Thankfully though I had the realistic and resourceful Ed with me, who had much better ideas. If he couldn’t fix my chain then he could certainly tow me, which might take ages but it was a hell of a lot more appealing than cold wet camping in the snow.
We didn’t think we had the parts, but luckily Ed had a spare split link from another chain and managed to repair it by driving out the broken riveted link using rocks and screwdrivers. I was so relieved once he’d done it, and after marching up and down to try to warm my feet up which had started to resemble blocks of ice, we finally got moving again.
If Ed fixing my chain hadn’t been enough of a joyous occasion, I was even more delighted to discover that we were nearly at the top of the pass, and that it was downhill from there; thankfully only in the literal sense.
It was quite narrow and winding through the forest, but as we dropped elevation the snow disappeared, unveiling numerous potholes and lumps and bumps that sent me flying. I ended up riding quite slow in the end, but was just pleased to be making any progress at all. Apart from us we only saw one other vehicle on the trail, the occupants of which gave us a slightly confused wave as we wobbled on by.

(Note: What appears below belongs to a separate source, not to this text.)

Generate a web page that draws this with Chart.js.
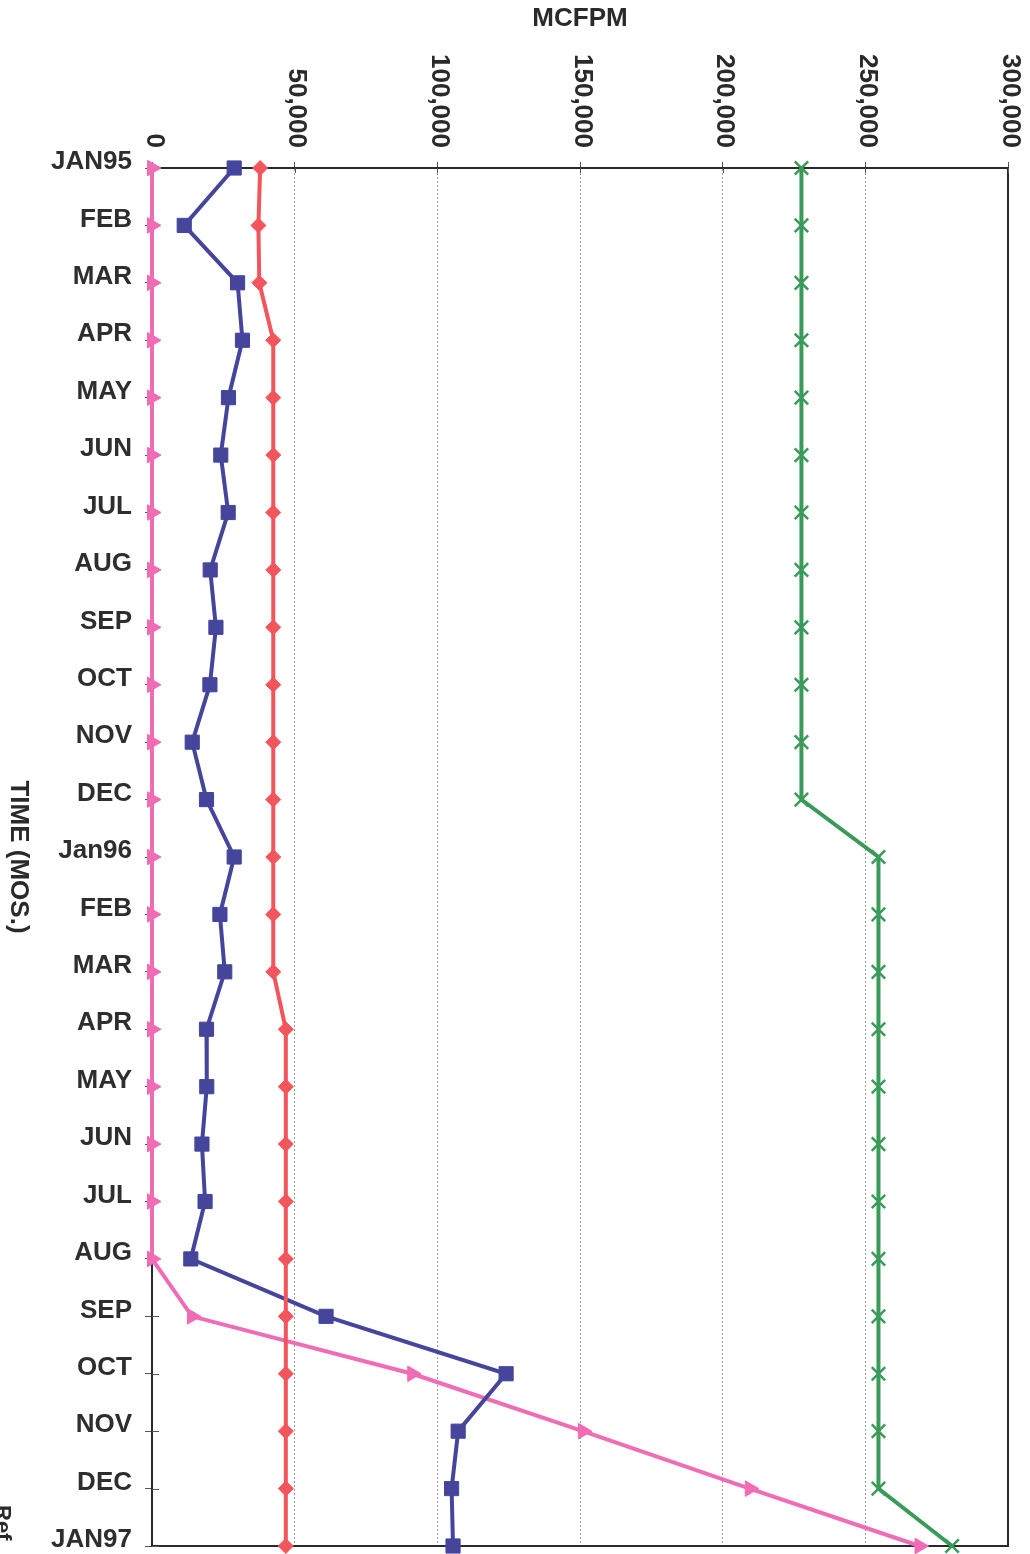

We eventually got to the end of the trail and on to a paved road, which took us in to Port Orford. Under normal circumstances it should have been an exciting occasion, but after travelling for so long and being late and dark, you couldn’t actually tell that we were next to the ocean, so we decided to mark our arrival properly in the morning. For now all we felt was tired and hungry, and as all the restaurants were closed we had to settle for gas station food. We inhaled a microwave ready meal, rewarded ourselves with a snickers, then passed out on the motel bed, mentally and physically exhausted. I have to be honest that it wasn’t quite what I’d envisaged the last day to be when we’d set off on that first day in Tennessee, over three months ago, but the main thing was we’d made it, and that’s all that mattered.